What is asked:
Copy all of the material word for word, except for the pictures.

Dataset excerpt:
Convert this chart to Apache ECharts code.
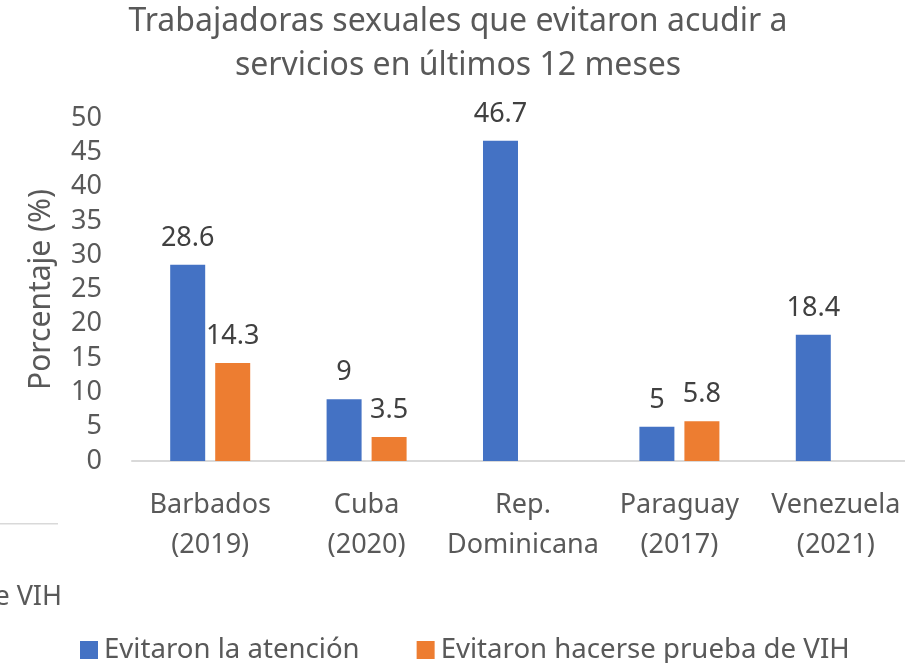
<!DOCTYPE html>
<html>
<head>
<meta charset="utf-8">
<script src="https://cdn.jsdelivr.net/npm/echarts@6/dist/echarts.min.js"></script>
<style>
  html, body { margin: 0; padding: 0; background: #fff; }
  #chart { width: 905px; height: 663px; }
</style>
</head>
<body>
<div id="chart"></div>
<script>
// Categories (country and survey year) and the two series, in percent
const categories = ['Barbados\n(2019)', 'Cuba\n(2020)', 'Rep.\nDominicana', 'Paraguay\n(2017)', 'Venezuela\n(2021)'];
const evitaronAtencion = [28.6, 9, 46.7, 5, 18.4];
const evitaronPrueba = [14.3, 3.5, null, 5.8, null];
const seriesNames = ['Evitaron la atención', 'Evitaron hacerse prueba de VIH'];
const yTicks = { min: 0, max: 50, interval: 5 };
const chartTitle = 'Trabajadoras sexuales que evitaron acudir a\nservicios en últimos 12 meses';

const FONT = '"Noto Sans", sans-serif';
const GREY = '#595959';

const chart = echarts.init(document.getElementById('chart'), null, { renderer: 'canvas' });

chart.setOption({
  animation: false,
  backgroundColor: '#ffffff',
  legend: {
    bottom: -6,
    left: 75,
    itemWidth: 18,
    itemHeight: 18,
    itemGap: 57,
    icon: 'rect',
    textStyle: { fontFamily: FONT, fontSize: 27.6, color: GREY, padding: [0, 0, 0, 1] },
    data: seriesNames
  },
  grid: { left: 132, top: 118, right: -9, bottom: 202, outerBoundsMode: 'none', containLabel: false },
  xAxis: {
    type: 'category',
    data: categories,
    axisLine: { lineStyle: { color: '#D9D9D9', width: 2 } },
    axisTick: { show: false },
    axisLabel: { fontFamily: FONT, fontSize: 27, color: GREY, lineHeight: 40, margin: 24, interval: 0 }
  },
  yAxis: {
    type: 'value',
    min: yTicks.min,
    max: yTicks.max,
    interval: yTicks.interval,
    name: 'Porcentaje (%)',
    nameLocation: 'middle',
    nameGap: 76,
    nameTextStyle: { fontFamily: FONT, fontSize: 30, color: GREY },
    axisLine: { show: false },
    axisTick: { show: false },
    splitLine: { show: false },
    axisLabel: { fontFamily: FONT, fontSize: 27, color: GREY, margin: 30 }
  },
  series: [
    {
      name: seriesNames[0],
      type: 'bar',
      data: evitaronAtencion,
      barWidth: 35,
      barGap: '28.6%',
      itemStyle: { color: '#4472C4' },
      label: { show: true, position: 'top', distance: 13, fontFamily: FONT, fontSize: 27, color: '#404040' }
    },
    {
      name: seriesNames[1],
      type: 'bar',
      data: evitaronPrueba,
      barWidth: 35,
      barGap: '28.6%',
      itemStyle: { color: '#ED7D31' },
      label: { show: true, position: 'top', distance: 13, fontFamily: FONT, fontSize: 27, color: '#404040' }
    }
  ],
  graphic: [
    // two-line title centred over the plot
    { type: 'text', x: 458, y: 44, style: { text: chartTitle, font: '32px "Noto Sans", sans-serif', fill: GREY, align: 'center', verticalAlign: 'middle', lineHeight: 44 } },
    // edge of a neighbouring panel at the lower left
    { type: 'rect', shape: { x: 0, y: 523, width: 58, height: 1.5 }, style: { fill: '#D9D9D9' } },
    { type: 'text', x: 62, y: 597, style: { text: 'e VIH', font: '27px "Noto Sans", sans-serif', fill: GREY, align: 'right', verticalAlign: 'middle' } }
  ]
});
</script>
</body>
</html>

Right answer:
Convert this chart to Apache ECharts code.
<!DOCTYPE html>
<html>
<head>
<meta charset="utf-8">
<script src="https://cdn.jsdelivr.net/npm/echarts@6/dist/echarts.min.js"></script>
<style>
  html, body { margin: 0; padding: 0; background: #fff; }
  #chart { width: 905px; height: 663px; }
</style>
</head>
<body>
<div id="chart"></div>
<script>
// Categories (country and survey year) and the two series, in percent
const categories = ['Barbados\n(2019)', 'Cuba\n(2020)', 'Rep.\nDominicana', 'Paraguay\n(2017)', 'Venezuela\n(2021)'];
const evitaronAtencion = [28.6, 9, 46.7, 5, 18.4];
const evitaronPrueba = [14.3, 3.5, null, 5.8, null];
const seriesNames = ['Evitaron la atención', 'Evitaron hacerse prueba de VIH'];
const yTicks = { min: 0, max: 50, interval: 5 };
const chartTitle = 'Trabajadoras sexuales que evitaron acudir a\nservicios en últimos 12 meses';

const FONT = '"Noto Sans", sans-serif';
const GREY = '#595959';

const chart = echarts.init(document.getElementById('chart'), null, { renderer: 'canvas' });

chart.setOption({
  animation: false,
  backgroundColor: '#ffffff',
  legend: {
    bottom: -6,
    left: 75,
    itemWidth: 18,
    itemHeight: 18,
    itemGap: 57,
    icon: 'rect',
    textStyle: { fontFamily: FONT, fontSize: 27.6, color: GREY, padding: [0, 0, 0, 1] },
    data: seriesNames
  },
  grid: { left: 132, top: 118, right: -9, bottom: 202, outerBoundsMode: 'none', containLabel: false },
  xAxis: {
    type: 'category',
    data: categories,
    axisLine: { lineStyle: { color: '#D9D9D9', width: 2 } },
    axisTick: { show: false },
    axisLabel: { fontFamily: FONT, fontSize: 27, color: GREY, lineHeight: 40, margin: 24, interval: 0 }
  },
  yAxis: {
    type: 'value',
    min: yTicks.min,
    max: yTicks.max,
    interval: yTicks.interval,
    name: 'Porcentaje (%)',
    nameLocation: 'middle',
    nameGap: 76,
    nameTextStyle: { fontFamily: FONT, fontSize: 30, color: GREY },
    axisLine: { show: false },
    axisTick: { show: false },
    splitLine: { show: false },
    axisLabel: { fontFamily: FONT, fontSize: 27, color: GREY, margin: 30 }
  },
  series: [
    {
      name: seriesNames[0],
      type: 'bar',
      data: evitaronAtencion,
      barWidth: 35,
      barGap: '28.6%',
      itemStyle: { color: '#4472C4' },
      label: { show: true, position: 'top', distance: 13, fontFamily: FONT, fontSize: 27, color: '#404040' }
    },
    {
      name: seriesNames[1],
      type: 'bar',
      data: evitaronPrueba,
      barWidth: 35,
      barGap: '28.6%',
      itemStyle: { color: '#ED7D31' },
      label: { show: true, position: 'top', distance: 13, fontFamily: FONT, fontSize: 27, color: '#404040' }
    }
  ],
  graphic: [
    // two-line title centred over the plot
    { type: 'text', x: 458, y: 44, style: { text: chartTitle, font: '32px "Noto Sans", sans-serif', fill: GREY, align: 'center', verticalAlign: 'middle', lineHeight: 44 } },
    // edge of a neighbouring panel at the lower left
    { type: 'rect', shape: { x: 0, y: 523, width: 58, height: 1.5 }, style: { fill: '#D9D9D9' } },
    { type: 'text', x: 62, y: 597, style: { text: 'e VIH', font: '27px "Noto Sans", sans-serif', fill: GREY, align: 'right', verticalAlign: 'middle' } }
  ]
});
</script>
</body>
</html>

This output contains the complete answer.